Недовольно щурю глаза и вдруг замечаю, что мы практически подошли к больнице. В голове вертятся разные варианты, но ничто не поможет, только не с этим человеком.
– Максим, пожалуйста.
– Просто молчи.
– Выслушай, – шепчу я. – Я не собираюсь убегать из больницы навсегда. Мне просто необходима передышка. Там ужасно скучно и воняет жутко. Я ведь не сломала себе ноги и не повредила позвоночник. Мне позволено ходить, двигаться. Так почему же не сделать этого на улице, где я хотя бы могу нормально дышать?
– Чужачка…
– Всего несколько часов, и я вернусь. Обещаю.

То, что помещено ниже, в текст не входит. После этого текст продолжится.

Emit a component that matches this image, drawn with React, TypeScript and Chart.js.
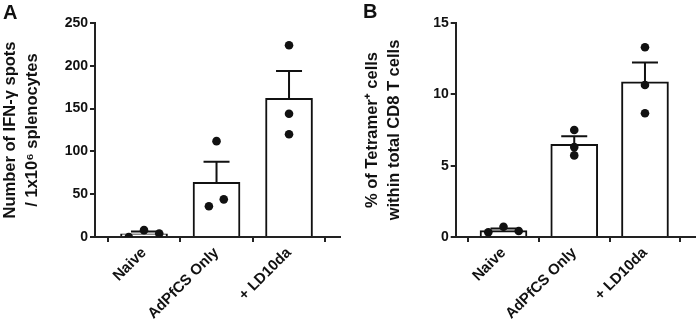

Парень неуверенно останавливается и смотрит на меня. Не знаю, что он там видит, но неожиданно его взгляд смягчается.
– Хорошо.
– Хорошо?
– Да. Ты вправе решать сама, чего хочешь. – Его слова удивляют. Я послушно киваю и выдыхаю накопившийся в легких воздух. – Но…
– Так и знала! – бросаю я, перебив его. – Конечно, будут какие-то условия.
– Безусловно, – улыбается Макс. – Одна ты никуда не пойдешь.
– Отлично. Я как раз собиралась позвонить своему другу.
– С ним ты тоже не пойдешь.
– Это еще почему?
– Потому что я так сказал. – Максим хитро сужает глаза. – Я тебя нашел, я позволяю тебе выйти на свободу, и я за это ответственный. К тому же навыки первой медицинской помощи приветствуются. Иными словами, с тобой пойду я и только я.
– Очень смешно, – неохотно протягиваю я. – Ты ведь шутишь?
– Нет. Я абсолютно серьезно.
– Господи, но зачем я тебе? Обуза на день – это такое развлечение сейчас у золотой молодежи?
– Мне просто нечего делать.
– Так это от безысходности.
– Расценивай мое предложение как хочешь, – улыбается парень. – Итак, как человек знающий, я прекрасно понимаю, от чего бы ты сейчас не отказалась.
– И от чего же? От другой жизни?
– Нет. От еды, Чужачка. От нормальной, человеческой еды.
Хочу ответить что-нибудь едкое, но вдруг осознаю, что в этом нет смысла. Он прав. Я безумно проголодалась.
– Допустим, я согласна, – аккуратно предполагаю я.
– Допустим, я и так это знал.
– И куда мы пойдем?
– Даже не знаю. Судя по твоему виду, в ресторан нас не пустят. – Макс пристально смотрит на меня, и я вдруг вспоминаю, что выгляжу отвратительно. Кроме того, что на мне спортивные штаны и растянутый старый свитер, я не мыла голову уже несколько дней и вместо лица у меня гигантский синяк. Мне становится стыдно, и я отвожу взгляд. – Да, и в кафе тоже…
– Прекрати! – рявкаю я.
– Не любишь правду?
– А ты любишь оскорблять людей?
Парень усмехается и начинает двигаться в противоположную от больницы сторону.
– Не беспокойся, Чужачка, – ласково произносит он, и я непроизвольно поднимаю глаза, чтобы убедиться в искренности его интонации. – Ты прекрасно выглядишь.
– Ну да.
– Так и есть. Пара синяков не портят тебя. Поверь.
– С чего мне тебе верить?
– Я мужчина. Я могу отличить истинную красоту от поддельной.
– Неужели? – Я пытаюсь говорить непринужденно, хотя его слова смущают меня и заставляют краснеть. – И как же ты это делаешь?
– Давай я не буду раскрывать всех своих секретов.
Парень хмыкает, а я замечаю в нескольких метрах от нас его машину.